Two of the most important skills you will need as a tutor are listening and questioning. Experienced tutors recommend using open-ended questions to initiate discussion:
“How are you finding the different aspects of the course?”
is usually more productive than
“Is everything OK?”
to which the student may feel obliged to answer “yes” and no more.
It’s important to allow students enough time to explore for themselves the issues that are raised and to develop their own ideas about what to do. It is useful to spend a few minutes together setting an informal agenda for the meeting – ask them what are the key points that they would like to cover,
Try to avoid seeing yourself primarily as a source of information and advice, or you may jump in too soon to tell the student what you think they should do. Instead try to be more like a coach: avoid being overly directive, attend closely to words and body language, and hold back your own comments or questions until the student has had time to say what is on their mind. (In Teams, you can mute your own mic while the student is speaking to help this).

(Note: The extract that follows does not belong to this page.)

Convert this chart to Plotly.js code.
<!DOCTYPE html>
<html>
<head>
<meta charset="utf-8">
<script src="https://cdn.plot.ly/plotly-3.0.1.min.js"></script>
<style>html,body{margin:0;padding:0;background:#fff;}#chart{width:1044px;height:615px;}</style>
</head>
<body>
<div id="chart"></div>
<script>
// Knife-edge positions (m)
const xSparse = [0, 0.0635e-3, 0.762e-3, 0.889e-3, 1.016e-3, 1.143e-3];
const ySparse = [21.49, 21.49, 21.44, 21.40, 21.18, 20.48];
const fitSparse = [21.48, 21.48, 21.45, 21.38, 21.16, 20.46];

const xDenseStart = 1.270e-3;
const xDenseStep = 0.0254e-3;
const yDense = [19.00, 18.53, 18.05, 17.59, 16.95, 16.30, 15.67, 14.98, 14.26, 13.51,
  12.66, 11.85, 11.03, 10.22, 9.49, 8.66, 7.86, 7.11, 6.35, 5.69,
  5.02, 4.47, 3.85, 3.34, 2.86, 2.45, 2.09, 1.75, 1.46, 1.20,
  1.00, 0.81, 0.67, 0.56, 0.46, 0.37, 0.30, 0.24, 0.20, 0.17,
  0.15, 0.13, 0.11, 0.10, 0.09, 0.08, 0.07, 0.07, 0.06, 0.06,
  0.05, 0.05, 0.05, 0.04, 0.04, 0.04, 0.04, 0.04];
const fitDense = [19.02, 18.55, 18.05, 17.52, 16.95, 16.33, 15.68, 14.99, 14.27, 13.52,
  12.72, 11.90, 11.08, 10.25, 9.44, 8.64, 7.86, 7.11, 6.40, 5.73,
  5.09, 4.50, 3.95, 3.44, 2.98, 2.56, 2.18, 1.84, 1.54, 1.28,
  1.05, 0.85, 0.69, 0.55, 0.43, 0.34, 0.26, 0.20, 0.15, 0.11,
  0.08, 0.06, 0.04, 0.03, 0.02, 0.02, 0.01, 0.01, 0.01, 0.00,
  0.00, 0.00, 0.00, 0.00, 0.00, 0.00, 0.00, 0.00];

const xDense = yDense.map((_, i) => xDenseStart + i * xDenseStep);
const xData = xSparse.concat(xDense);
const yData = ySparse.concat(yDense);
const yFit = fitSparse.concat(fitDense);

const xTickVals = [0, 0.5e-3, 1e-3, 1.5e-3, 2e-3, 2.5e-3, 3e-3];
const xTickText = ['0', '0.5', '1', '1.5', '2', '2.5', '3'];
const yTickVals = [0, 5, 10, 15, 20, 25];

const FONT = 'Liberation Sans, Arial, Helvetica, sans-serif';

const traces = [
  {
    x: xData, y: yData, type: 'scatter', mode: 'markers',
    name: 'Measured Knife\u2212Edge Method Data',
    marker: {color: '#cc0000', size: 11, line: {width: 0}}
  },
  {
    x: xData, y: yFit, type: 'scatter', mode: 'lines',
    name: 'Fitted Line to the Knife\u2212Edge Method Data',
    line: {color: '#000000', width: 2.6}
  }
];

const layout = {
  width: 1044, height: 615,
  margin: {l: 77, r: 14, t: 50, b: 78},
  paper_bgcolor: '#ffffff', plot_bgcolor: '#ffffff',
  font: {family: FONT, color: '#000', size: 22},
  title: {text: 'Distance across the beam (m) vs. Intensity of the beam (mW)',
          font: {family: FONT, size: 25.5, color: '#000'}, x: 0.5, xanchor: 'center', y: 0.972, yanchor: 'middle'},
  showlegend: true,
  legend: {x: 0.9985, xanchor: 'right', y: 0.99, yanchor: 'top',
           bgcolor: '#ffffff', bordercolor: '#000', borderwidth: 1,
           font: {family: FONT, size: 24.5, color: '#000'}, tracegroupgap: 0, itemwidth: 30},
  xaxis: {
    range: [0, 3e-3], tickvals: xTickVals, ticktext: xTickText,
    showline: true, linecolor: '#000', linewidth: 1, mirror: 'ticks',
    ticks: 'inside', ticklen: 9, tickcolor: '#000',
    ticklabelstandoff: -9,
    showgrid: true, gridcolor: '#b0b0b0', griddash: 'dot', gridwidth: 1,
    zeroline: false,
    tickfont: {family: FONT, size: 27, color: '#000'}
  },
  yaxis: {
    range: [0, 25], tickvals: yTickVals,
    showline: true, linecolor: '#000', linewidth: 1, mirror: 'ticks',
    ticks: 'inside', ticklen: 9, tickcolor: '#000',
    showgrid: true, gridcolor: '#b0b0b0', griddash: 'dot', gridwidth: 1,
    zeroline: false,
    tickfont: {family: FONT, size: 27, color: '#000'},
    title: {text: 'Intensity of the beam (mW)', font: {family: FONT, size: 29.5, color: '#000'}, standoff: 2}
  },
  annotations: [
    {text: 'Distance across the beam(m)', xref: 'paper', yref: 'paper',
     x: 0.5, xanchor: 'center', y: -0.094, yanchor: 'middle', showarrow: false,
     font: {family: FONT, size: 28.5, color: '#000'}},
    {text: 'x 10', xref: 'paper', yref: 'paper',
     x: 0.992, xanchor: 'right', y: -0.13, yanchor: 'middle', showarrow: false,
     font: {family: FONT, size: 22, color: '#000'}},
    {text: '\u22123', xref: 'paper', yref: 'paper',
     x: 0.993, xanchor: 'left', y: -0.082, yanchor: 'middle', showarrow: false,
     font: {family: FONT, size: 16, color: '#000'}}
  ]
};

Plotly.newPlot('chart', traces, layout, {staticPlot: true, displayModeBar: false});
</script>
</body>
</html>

After the student has finished speaking, repeat back the main points; this reassures them that you have been listening attentively and enables them to correct any misunderstandings.
Asking one or two questions can then open up the discussion and help them clarify the underlying issues. For instance:
- How do you feel about what is happening?
- What are the options for you?
- Tell me more about….
- What would need to happen to make you feel better about….?
- What would you like to change?
Depending on the topic, it may be now appropriate to suggest working through one of the planning resources together or to signpost the student towards more specialist support. By the end of your discussion, help the student to agree some realistic action points and, if appropriate, a time for a further meeting to follow up on progress.